:: To do ::
Word for word, restate every line of the listing that follows.

:: Provided data ::
[START]

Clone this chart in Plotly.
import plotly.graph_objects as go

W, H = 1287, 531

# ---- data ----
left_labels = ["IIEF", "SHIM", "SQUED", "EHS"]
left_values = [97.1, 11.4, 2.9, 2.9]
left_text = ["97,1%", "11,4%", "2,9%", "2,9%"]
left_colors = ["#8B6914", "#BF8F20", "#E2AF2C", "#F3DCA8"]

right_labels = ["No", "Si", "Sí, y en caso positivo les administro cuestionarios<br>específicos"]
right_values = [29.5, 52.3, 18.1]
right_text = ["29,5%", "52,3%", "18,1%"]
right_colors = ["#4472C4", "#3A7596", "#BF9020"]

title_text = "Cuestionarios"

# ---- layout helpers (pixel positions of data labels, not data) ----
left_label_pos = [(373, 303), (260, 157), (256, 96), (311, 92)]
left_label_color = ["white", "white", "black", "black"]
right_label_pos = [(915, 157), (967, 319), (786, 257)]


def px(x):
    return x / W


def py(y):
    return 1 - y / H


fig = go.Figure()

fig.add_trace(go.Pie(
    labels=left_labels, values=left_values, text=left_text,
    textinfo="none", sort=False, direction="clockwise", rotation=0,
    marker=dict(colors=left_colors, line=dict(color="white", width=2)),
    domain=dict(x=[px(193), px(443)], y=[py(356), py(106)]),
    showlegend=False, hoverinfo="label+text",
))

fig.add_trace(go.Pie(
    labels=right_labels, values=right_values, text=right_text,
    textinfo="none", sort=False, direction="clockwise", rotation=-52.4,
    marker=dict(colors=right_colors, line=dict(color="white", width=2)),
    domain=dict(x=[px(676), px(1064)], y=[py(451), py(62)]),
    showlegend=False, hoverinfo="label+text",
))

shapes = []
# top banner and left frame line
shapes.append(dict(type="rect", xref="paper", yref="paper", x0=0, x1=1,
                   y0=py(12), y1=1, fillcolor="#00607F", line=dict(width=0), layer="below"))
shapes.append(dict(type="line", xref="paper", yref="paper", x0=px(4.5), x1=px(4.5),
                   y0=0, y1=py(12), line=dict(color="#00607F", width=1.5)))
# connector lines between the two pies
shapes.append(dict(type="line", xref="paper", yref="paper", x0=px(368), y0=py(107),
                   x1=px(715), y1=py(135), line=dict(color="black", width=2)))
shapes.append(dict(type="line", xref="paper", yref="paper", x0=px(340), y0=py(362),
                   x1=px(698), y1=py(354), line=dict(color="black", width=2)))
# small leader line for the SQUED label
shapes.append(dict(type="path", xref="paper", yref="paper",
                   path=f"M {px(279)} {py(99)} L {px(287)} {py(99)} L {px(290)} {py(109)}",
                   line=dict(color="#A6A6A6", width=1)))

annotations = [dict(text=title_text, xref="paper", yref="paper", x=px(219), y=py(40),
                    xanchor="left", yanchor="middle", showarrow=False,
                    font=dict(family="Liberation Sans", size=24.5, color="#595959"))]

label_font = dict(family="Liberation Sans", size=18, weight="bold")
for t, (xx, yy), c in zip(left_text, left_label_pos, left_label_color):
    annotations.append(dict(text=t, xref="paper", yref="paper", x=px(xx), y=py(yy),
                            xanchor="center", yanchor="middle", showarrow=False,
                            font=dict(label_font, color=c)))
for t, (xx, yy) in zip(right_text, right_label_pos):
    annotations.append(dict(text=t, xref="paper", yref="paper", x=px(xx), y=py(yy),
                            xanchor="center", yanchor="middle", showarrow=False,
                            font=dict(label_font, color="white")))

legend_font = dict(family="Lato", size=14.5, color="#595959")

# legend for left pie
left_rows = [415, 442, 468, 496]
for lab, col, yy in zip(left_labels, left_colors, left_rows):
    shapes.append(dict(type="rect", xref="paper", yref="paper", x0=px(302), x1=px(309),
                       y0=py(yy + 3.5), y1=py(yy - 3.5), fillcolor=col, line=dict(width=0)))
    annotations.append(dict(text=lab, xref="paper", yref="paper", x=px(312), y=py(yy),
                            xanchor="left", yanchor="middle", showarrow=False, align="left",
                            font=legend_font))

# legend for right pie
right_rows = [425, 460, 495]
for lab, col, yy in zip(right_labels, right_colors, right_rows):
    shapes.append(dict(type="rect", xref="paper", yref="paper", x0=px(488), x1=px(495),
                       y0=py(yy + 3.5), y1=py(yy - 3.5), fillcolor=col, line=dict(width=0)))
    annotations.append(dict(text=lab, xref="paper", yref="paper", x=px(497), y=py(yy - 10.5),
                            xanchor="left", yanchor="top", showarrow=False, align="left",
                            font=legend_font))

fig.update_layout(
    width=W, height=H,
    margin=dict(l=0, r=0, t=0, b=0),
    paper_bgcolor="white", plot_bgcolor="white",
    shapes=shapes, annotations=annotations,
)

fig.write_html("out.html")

[END]

:: Final result ::
Clone this chart in Plotly.
import plotly.graph_objects as go

W, H = 1287, 531

# ---- data ----
left_labels = ["IIEF", "SHIM", "SQUED", "EHS"]
left_values = [97.1, 11.4, 2.9, 2.9]
left_text = ["97,1%", "11,4%", "2,9%", "2,9%"]
left_colors = ["#8B6914", "#BF8F20", "#E2AF2C", "#F3DCA8"]

right_labels = ["No", "Si", "Sí, y en caso positivo les administro cuestionarios<br>específicos"]
right_values = [29.5, 52.3, 18.1]
right_text = ["29,5%", "52,3%", "18,1%"]
right_colors = ["#4472C4", "#3A7596", "#BF9020"]

title_text = "Cuestionarios"

# ---- layout helpers (pixel positions of data labels, not data) ----
left_label_pos = [(373, 303), (260, 157), (256, 96), (311, 92)]
left_label_color = ["white", "white", "black", "black"]
right_label_pos = [(915, 157), (967, 319), (786, 257)]


def px(x):
    return x / W


def py(y):
    return 1 - y / H


fig = go.Figure()

fig.add_trace(go.Pie(
    labels=left_labels, values=left_values, text=left_text,
    textinfo="none", sort=False, direction="clockwise", rotation=0,
    marker=dict(colors=left_colors, line=dict(color="white", width=2)),
    domain=dict(x=[px(193), px(443)], y=[py(356), py(106)]),
    showlegend=False, hoverinfo="label+text",
))

fig.add_trace(go.Pie(
    labels=right_labels, values=right_values, text=right_text,
    textinfo="none", sort=False, direction="clockwise", rotation=-52.4,
    marker=dict(colors=right_colors, line=dict(color="white", width=2)),
    domain=dict(x=[px(676), px(1064)], y=[py(451), py(62)]),
    showlegend=False, hoverinfo="label+text",
))

shapes = []
# top banner and left frame line
shapes.append(dict(type="rect", xref="paper", yref="paper", x0=0, x1=1,
                   y0=py(12), y1=1, fillcolor="#00607F", line=dict(width=0), layer="below"))
shapes.append(dict(type="line", xref="paper", yref="paper", x0=px(4.5), x1=px(4.5),
                   y0=0, y1=py(12), line=dict(color="#00607F", width=1.5)))
# connector lines between the two pies
shapes.append(dict(type="line", xref="paper", yref="paper", x0=px(368), y0=py(107),
                   x1=px(715), y1=py(135), line=dict(color="black", width=2)))
shapes.append(dict(type="line", xref="paper", yref="paper", x0=px(340), y0=py(362),
                   x1=px(698), y1=py(354), line=dict(color="black", width=2)))
# small leader line for the SQUED label
shapes.append(dict(type="path", xref="paper", yref="paper",
                   path=f"M {px(279)} {py(99)} L {px(287)} {py(99)} L {px(290)} {py(109)}",
                   line=dict(color="#A6A6A6", width=1)))

annotations = [dict(text=title_text, xref="paper", yref="paper", x=px(219), y=py(40),
                    xanchor="left", yanchor="middle", showarrow=False,
                    font=dict(family="Liberation Sans", size=24.5, color="#595959"))]

label_font = dict(family="Liberation Sans", size=18, weight="bold")
for t, (xx, yy), c in zip(left_text, left_label_pos, left_label_color):
    annotations.append(dict(text=t, xref="paper", yref="paper", x=px(xx), y=py(yy),
                            xanchor="center", yanchor="middle", showarrow=False,
                            font=dict(label_font, color=c)))
for t, (xx, yy) in zip(right_text, right_label_pos):
    annotations.append(dict(text=t, xref="paper", yref="paper", x=px(xx), y=py(yy),
                            xanchor="center", yanchor="middle", showarrow=False,
                            font=dict(label_font, color="white")))

legend_font = dict(family="Lato", size=14.5, color="#595959")

# legend for left pie
left_rows = [415, 442, 468, 496]
for lab, col, yy in zip(left_labels, left_colors, left_rows):
    shapes.append(dict(type="rect", xref="paper", yref="paper", x0=px(302), x1=px(309),
                       y0=py(yy + 3.5), y1=py(yy - 3.5), fillcolor=col, line=dict(width=0)))
    annotations.append(dict(text=lab, xref="paper", yref="paper", x=px(312), y=py(yy),
                            xanchor="left", yanchor="middle", showarrow=False, align="left",
                            font=legend_font))

# legend for right pie
right_rows = [425, 460, 495]
for lab, col, yy in zip(right_labels, right_colors, right_rows):
    shapes.append(dict(type="rect", xref="paper", yref="paper", x0=px(488), x1=px(495),
                       y0=py(yy + 3.5), y1=py(yy - 3.5), fillcolor=col, line=dict(width=0)))
    annotations.append(dict(text=lab, xref="paper", yref="paper", x=px(497), y=py(yy - 10.5),
                            xanchor="left", yanchor="top", showarrow=False, align="left",
                            font=legend_font))

fig.update_layout(
    width=W, height=H,
    margin=dict(l=0, r=0, t=0, b=0),
    paper_bgcolor="white", plot_bgcolor="white",
    shapes=shapes, annotations=annotations,
)

fig.write_html("out.html")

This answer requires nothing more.